Ohio same-sex ban goes before high court

WASHINGTON, D.C. – For them, it was a fight that began on a tarmac in Baltimore, when Cincinnati resident Jim Obergefell said “I do” to the man he had loved for 20 years.

READ MORE: In the Columbus Dispatch

It’s a fight that on Tuesday will see the U.S. Supreme Court consider whether states have the right to prohibit same-sex marriage. The cases to come before the court are from Ohio, Kentucky, Michigan, and Tennessee, where marriage bans have been upheld by the federal appeals court in Cincinnati.

“It hasn’t quite hit me that my personal life, John’s and my marriage, the fight we started at a very personal level is going to affect millions of people,” Obergefell said this month. “And the fact that it’s going to have an effect coast to coast — that is slowly but surely sinking in.”

Two years ago, Obergefell and his husband, John Arthur, filed a lawsuit challenging Ohio’s ban on same-sex marriage, months before Arthur died of Lou Gehrig’s disease.

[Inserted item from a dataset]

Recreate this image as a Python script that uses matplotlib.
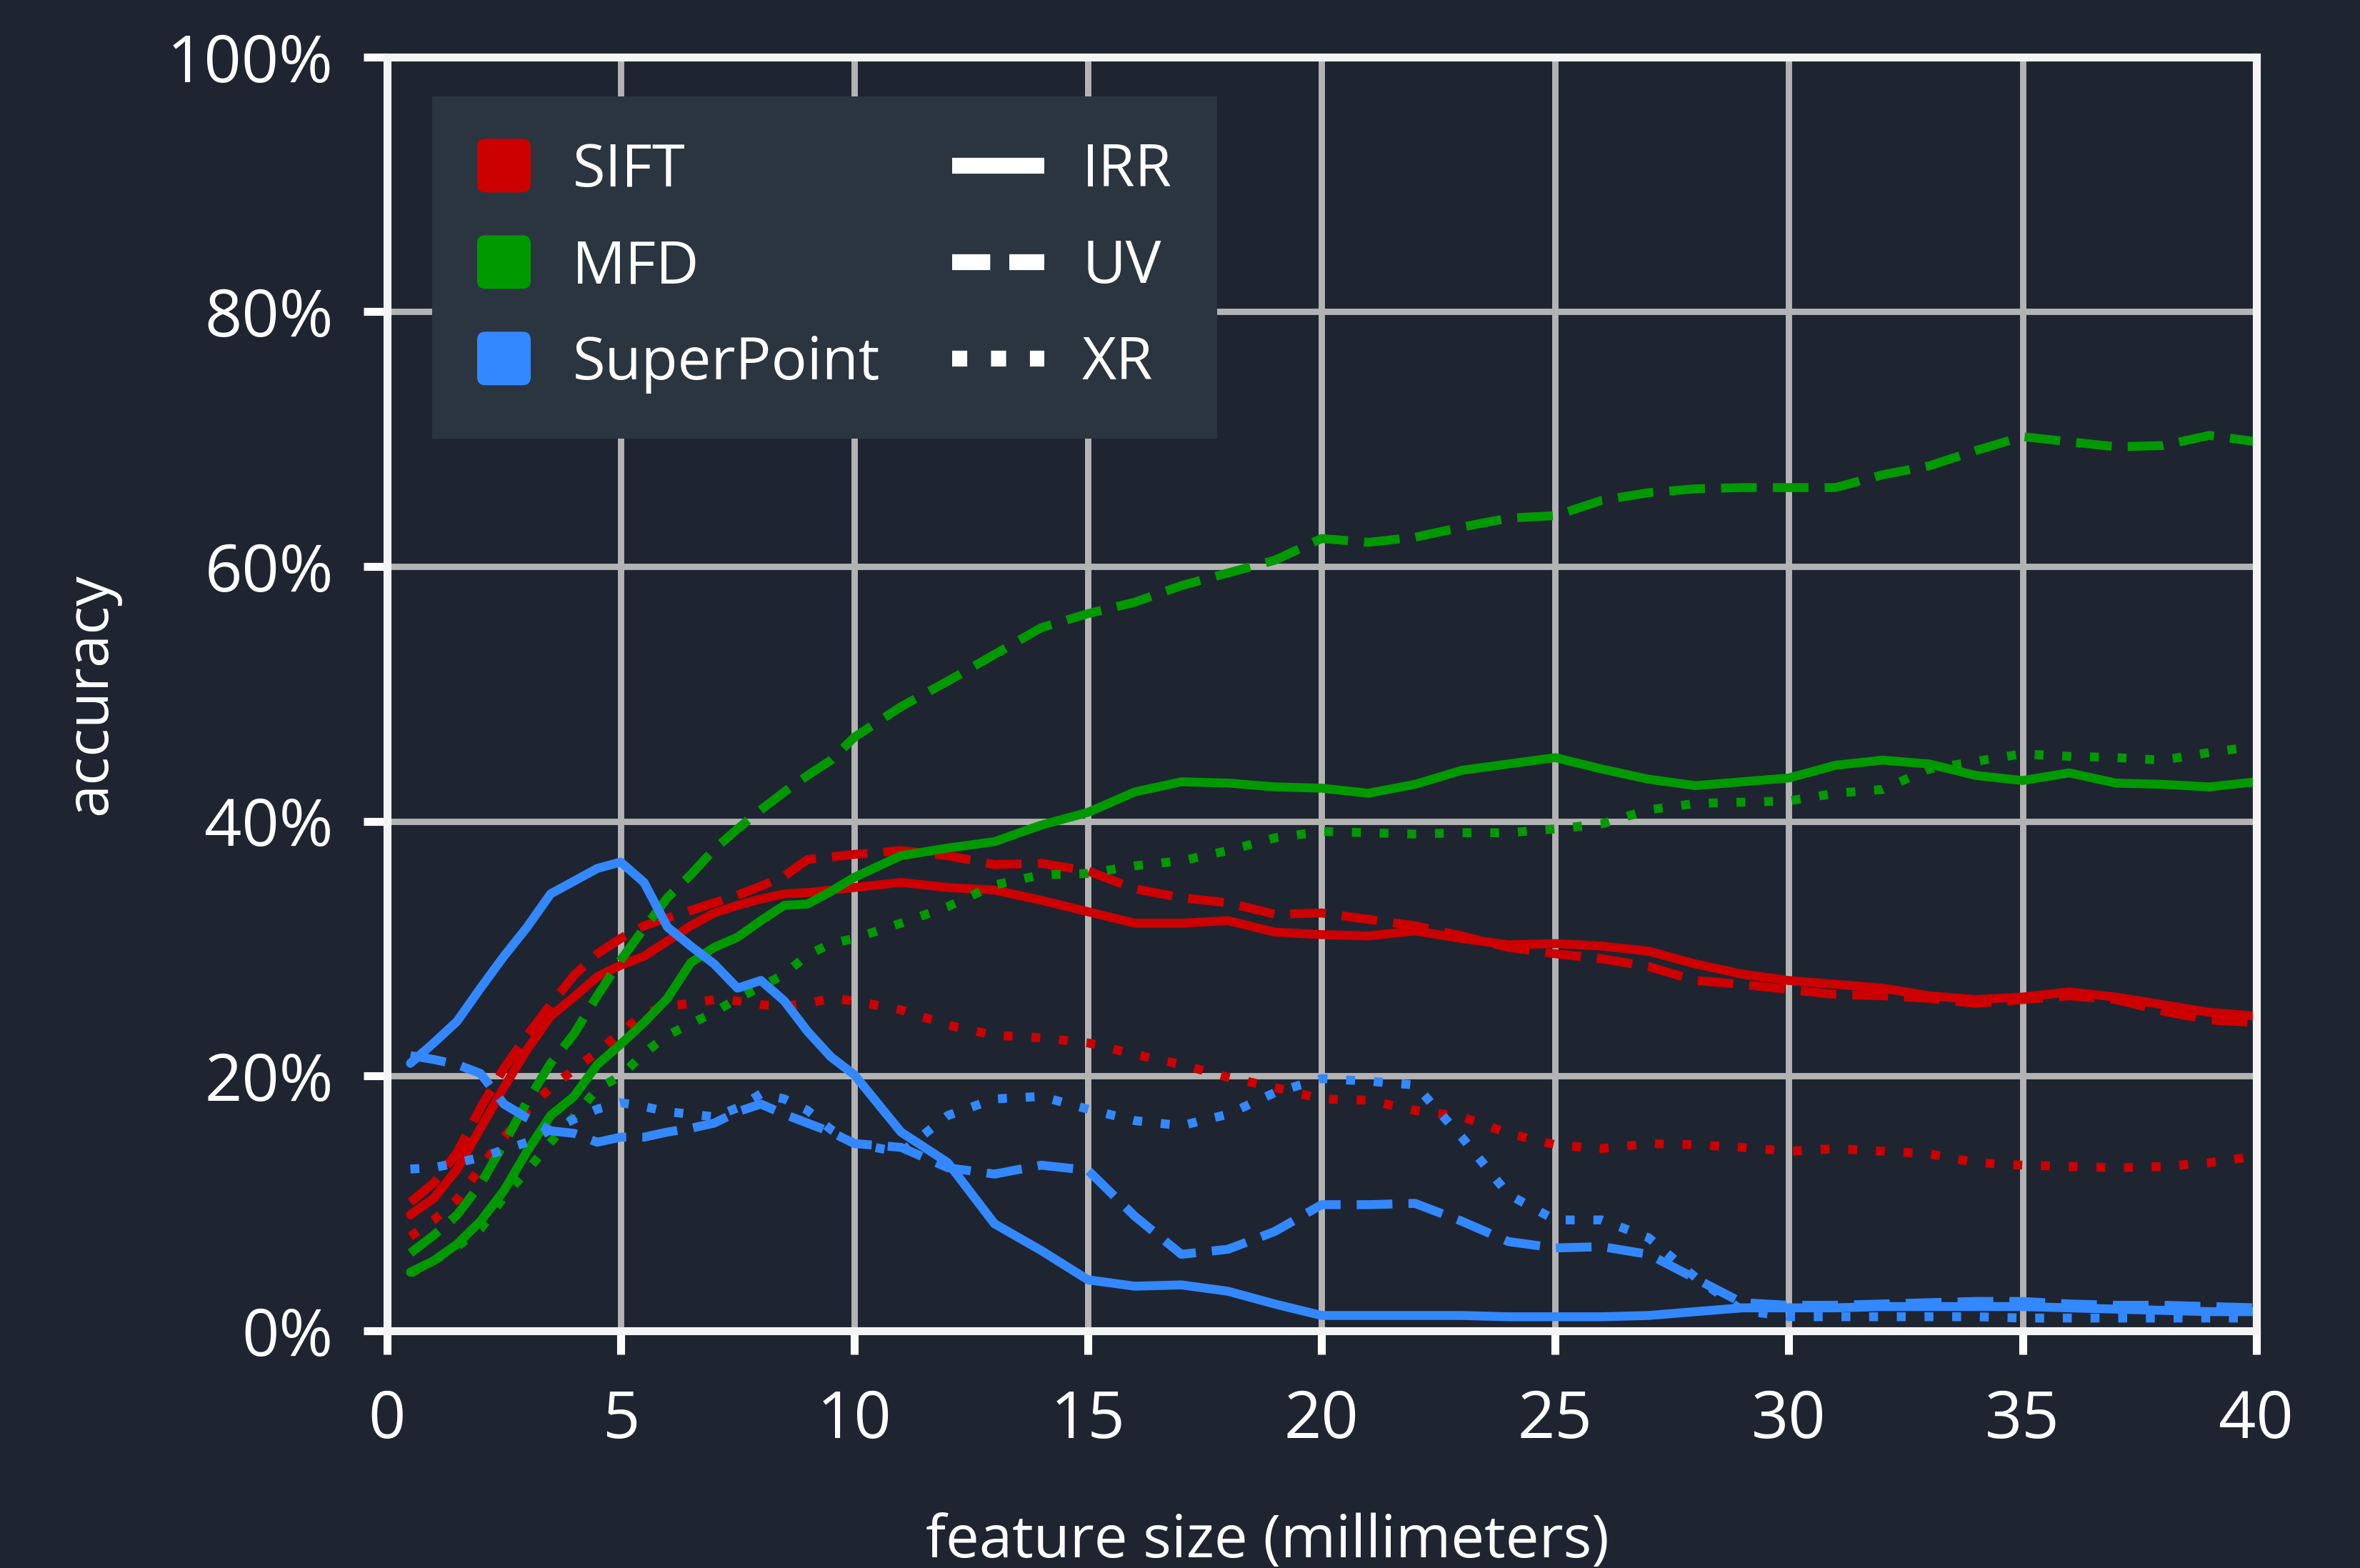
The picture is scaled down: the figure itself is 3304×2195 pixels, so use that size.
import numpy as np
import matplotlib
matplotlib.use('Agg')
import matplotlib.pyplot as plt
from matplotlib.lines import Line2D
from matplotlib.patches import Patch, FancyBboxPatch
from matplotlib.legend_handler import HandlerPatch, HandlerLine2D
from matplotlib.ticker import PercentFormatter

plt.rcParams['font.family'] = ['Open Sans', 'DejaVu Sans']

# %% data (accuracy in percent)
feature_mm = [0.5, 1.0, 1.5, 2.0, 2.5, 3.0, 3.5, 4.0, 4.5, 5.0,
              5.5, 6.0, 6.5, 7.0, 7.5, 8.0, 8.5, 9.0, 9.5, 10.0,
              11, 12, 13, 14, 15, 16, 17, 18, 19, 20,
              21, 22, 23, 24, 25, 26, 27, 28, 29, 30,
              31, 32, 33, 34, 35, 36, 37, 38, 39, 40]

sift_irr = [9.1, 10.4, 12.7, 15.9, 19.1, 22.1, 24.7, 26.2, 27.8, 28.7,
            29.4, 30.6, 31.8, 32.8, 33.4, 33.9, 34.3, 34.4, 34.6, 34.8,
            35.2, 34.8, 34.6, 33.8, 32.9, 32.0, 32.0, 32.2, 31.3, 31.1,
            31.0, 31.4, 30.8, 30.3, 30.4, 30.2, 29.8, 28.8, 28.0, 27.5,
            27.2, 26.9, 26.3, 26.0, 26.2, 26.6, 26.2, 25.6, 25.0, 24.7]
sift_uv = [10.1, 11.6, 14.0, 17.5, 20.6, 23.2, 25.6, 27.9, 29.6, 30.8,
           31.8, 32.4, 33.0, 33.6, 34.2, 34.9, 35.7, 37.0, 37.2, 37.4,
           37.7, 37.3, 36.6, 36.7, 36.1, 34.7, 34.0, 33.6, 32.7, 32.8,
           32.3, 31.8, 31.0, 30.1, 29.6, 29.2, 28.6, 27.5, 27.2, 26.8,
           26.4, 26.3, 26.1, 25.7, 26.0, 26.3, 26.0, 25.1, 24.4, 24.2]
sift_xr = [7.4, 8.7, 10.3, 12.8, 15.2, 17.3, 19.1, 20.5, 21.9, 23.4,
           24.9, 25.5, 25.7, 26.0, 25.9, 25.6, 25.5, 25.7, 26.1, 25.9,
           25.2, 24.0, 23.2, 23.0, 22.6, 21.7, 20.9, 19.9, 19.1, 18.2,
           18.1, 17.3, 16.8, 15.5, 14.6, 14.3, 14.7, 14.6, 14.4, 14.1,
           14.3, 14.1, 13.9, 13.2, 13.0, 12.9, 12.8, 12.9, 13.2, 13.7]

mfd_irr = [4.6, 5.5, 6.8, 8.6, 11.0, 14.1, 16.9, 18.4, 20.9, 22.5,
           24.2, 26.1, 28.9, 30.1, 30.9, 32.2, 33.4, 33.5, 34.5, 35.6,
           37.3, 37.9, 38.4, 39.7, 40.7, 42.3, 43.1, 43.0, 42.7, 42.6,
           42.2, 42.9, 44.0, 44.5, 45.0, 44.1, 43.3, 42.8, 43.1, 43.4,
           44.4, 44.8, 44.5, 43.6, 43.2, 43.8, 43.0, 42.9, 42.7, 43.1]
mfd_uv = [6.1, 7.5, 9.1, 11.5, 14.7, 18.0, 21.0, 23.3, 26.3, 29.1,
          31.6, 34.0, 35.8, 37.8, 39.4, 40.9, 42.3, 43.6, 44.8, 46.6,
          49.0, 51.0, 53.1, 55.2, 56.3, 57.2, 58.5, 59.5, 60.5, 62.2,
          61.9, 62.3, 63.1, 63.8, 64.0, 65.2, 65.8, 66.1, 66.2, 66.2,
          66.2, 67.2, 67.9, 69.1, 70.2, 69.8, 69.4, 69.5, 70.3, 69.8]
mfd_xr = [4.5, 5.5, 6.6, 8.0, 10.5, 12.6, 14.8, 16.8, 19.0, 20.0,
          21.8, 23.2, 24.1, 25.0, 26.1, 27.0, 28.0, 29.5, 30.4, 30.8,
          32.0, 33.3, 35.0, 35.8, 35.9, 36.5, 36.9, 37.7, 38.7, 39.2,
          39.1, 39.0, 39.1, 39.1, 39.4, 39.8, 40.9, 41.4, 41.5, 41.6,
          42.2, 42.5, 44.1, 44.7, 45.3, 45.1, 45.0, 44.8, 45.4, 45.9]

sp_irr = [21.0, 22.6, 24.3, 26.9, 29.4, 31.7, 34.3, 35.3, 36.3, 36.8,
          35.2, 31.7, 30.2, 28.8, 26.9, 27.5, 25.9, 23.5, 21.5, 20.1,
          15.6, 13.2, 8.4, 6.3, 4.0, 3.5, 3.6, 3.1, 2.1, 1.2,
          1.2, 1.2, 1.2, 1.1, 1.1, 1.1, 1.2, 1.5, 1.8, 1.8,
          1.8, 1.9, 1.9, 1.9, 1.9, 1.8, 1.7, 1.6, 1.5, 1.5]
sp_uv = [21.6, 21.3, 20.9, 20.2, 17.8, 16.7, 15.7, 15.5, 14.8, 15.2,
         15.2, 15.6, 15.9, 16.3, 17.2, 17.8, 17.0, 16.3, 15.6, 14.7,
         14.4, 12.8, 12.3, 13.0, 12.6, 9.0, 6.0, 6.4, 7.8, 9.9,
         9.9, 10.0, 8.6, 7.0, 6.5, 6.6, 6.0, 4.1, 2.2, 2.0,
         2.0, 2.1, 2.2, 2.3, 2.3, 2.1, 2.0, 2.0, 1.9, 1.8]
sp_xr = [12.7, 12.8, 13.2, 13.6, 14.2, 14.8, 15.8, 16.6, 17.4, 17.9,
         17.6, 17.2, 17.0, 16.8, 17.5, 18.6, 18.2, 17.3, 15.8, 14.7,
         14.0, 16.9, 18.2, 18.4, 17.4, 16.5, 16.1, 17.0, 18.7, 19.8,
         19.6, 19.3, 15.2, 10.7, 8.7, 8.7, 7.3, 4.2, 1.6, 1.1,
         1.1, 1.1, 1.1, 1.1, 1.0, 1.0, 1.0, 1.0, 1.0, 1.0]

methods = ['SIFT', 'MFD', 'SuperPoint']
modalities = ['IRR', 'UV', 'XR']
series = {
    'SIFT': [sift_irr, sift_uv, sift_xr],
    'MFD': [mfd_irr, mfd_uv, mfd_xr],
    'SuperPoint': [sp_irr, sp_uv, sp_xr],
}

# %% style
bg = '#1e2530'
colors = {'SIFT': '#cc0000', 'MFD': '#009900', 'SuperPoint': '#3388ff'}
styles = {'IRR': '-', 'UV': (0, (4.0, 1.8)), 'XR': (0, (1.0, 2.1))}
legend_styles = {'IRR': '-', 'UV': (0, (2.4, 1.2)), 'XR': (0, (0.95, 1.5))}

fig = plt.figure(figsize=(16.52, 10.975), dpi=200, facecolor=bg)
ax = fig.add_axes([0.164, 0.1513, 0.792, 0.8123], facecolor=bg)

for m in methods:
    for mod, vals in zip(modalities, series[m]):
        ax.plot(feature_mm, vals, color=colors[m], linestyle=styles[mod],
                lw=4.5, dash_capstyle='butt', solid_capstyle='round')

ax.set_xlim(0, 40)
ax.set_ylim(0, 100)
ax.set_xticks(range(0, 41, 5))
ax.set_yticks(range(0, 101, 20))
ax.yaxis.set_major_formatter(PercentFormatter(100, decimals=0))
ax.set_axisbelow(True)
ax.grid(True, color='#b3b3b3', lw=3.2)
for s in ax.spines.values():
    s.set_color('#f4f4f4')
    s.set_linewidth(4)
ax.tick_params(axis='both', colors='white', labelsize=33, length=12, width=4)
ax.tick_params(axis='x', pad=17)
ax.tick_params(axis='y', pad=15)

ax.set_xlabel('feature size (millimeters)', color='white', fontsize=30)
ax.set_ylabel('accuracy', color='white', fontsize=30)
ax.xaxis.set_label_coords(0.471, -0.143)
ax.yaxis.set_label_coords(-0.143, 0.5)


# legend: rounded colour squares for methods, line styles for modalities
def square_patch(legend, orig_handle, xdescent, ydescent, width, height, fontsize):
    side = 0.9 * fontsize
    yc = -ydescent + height / 2
    return FancyBboxPatch((-xdescent, yc - side / 2), side, side,
                          boxstyle='round,pad=0,rounding_size=%f' % (side * 0.15))


class LongLine(HandlerLine2D):
    # line sample reaching left into the column gap
    def get_xdata(self, legend, xdescent, ydescent, width, height, fontsize):
        x = np.array([-xdescent - 0.58 * fontsize, -xdescent + width])
        return x, x


handles = [Patch(facecolor=colors[m], edgecolor='none') for m in methods]
handles += [Line2D([], [], color='white', lw=8, linestyle=legend_styles[mod],
                   dash_capstyle='butt', solid_capstyle='butt') for mod in modalities]
leg = ax.legend(handles, methods + modalities, ncol=2, loc='upper left',
                bbox_to_anchor=(0.024, 0.969), borderaxespad=0, fontsize=30,
                borderpad=0.76, handlelength=0.96, handleheight=0.7,
                handletextpad=0.64, columnspacing=1.8, labelspacing=0.63,
                fancybox=False, facecolor='#2b3540', edgecolor='none',
                framealpha=1, labelcolor='white',
                handler_map={Patch: HandlerPatch(patch_func=square_patch),
                             Line2D: LongLine()})

fig.savefig('out.png', dpi=200, facecolor=bg)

On Tuesday, Obergefell, still a grieving widower, will be the named plaintiff in the cluster of six cases. At issue is whether the Equal Protection Clause of the 14th Amendment requires states to recognize same-sex marriages performed in their own states or in other states.

By scheduling three hours for arguments instead of the customary one hour, the justices are signaling the importance of the cases. Should the justices strike down the Ohio ban, they would bring to an end a legal dispute that once starkly divided Americans.

Just two years ago in United States v. Windsor, the court invalidated a 1996 federal law defining marriage as between a man and a woman. Although the justices have never ruled on whether states could ban same-sex marriage, a growing number of legal experts say that it would be difficult for the justices to uphold Ohio’s ban after they struck down the federal law.

“There is a very powerful argument to be made that Windsor is the crossing of the Rubicon on marriage recognition,” said Marc Spindelman, a law professor at Ohio State University.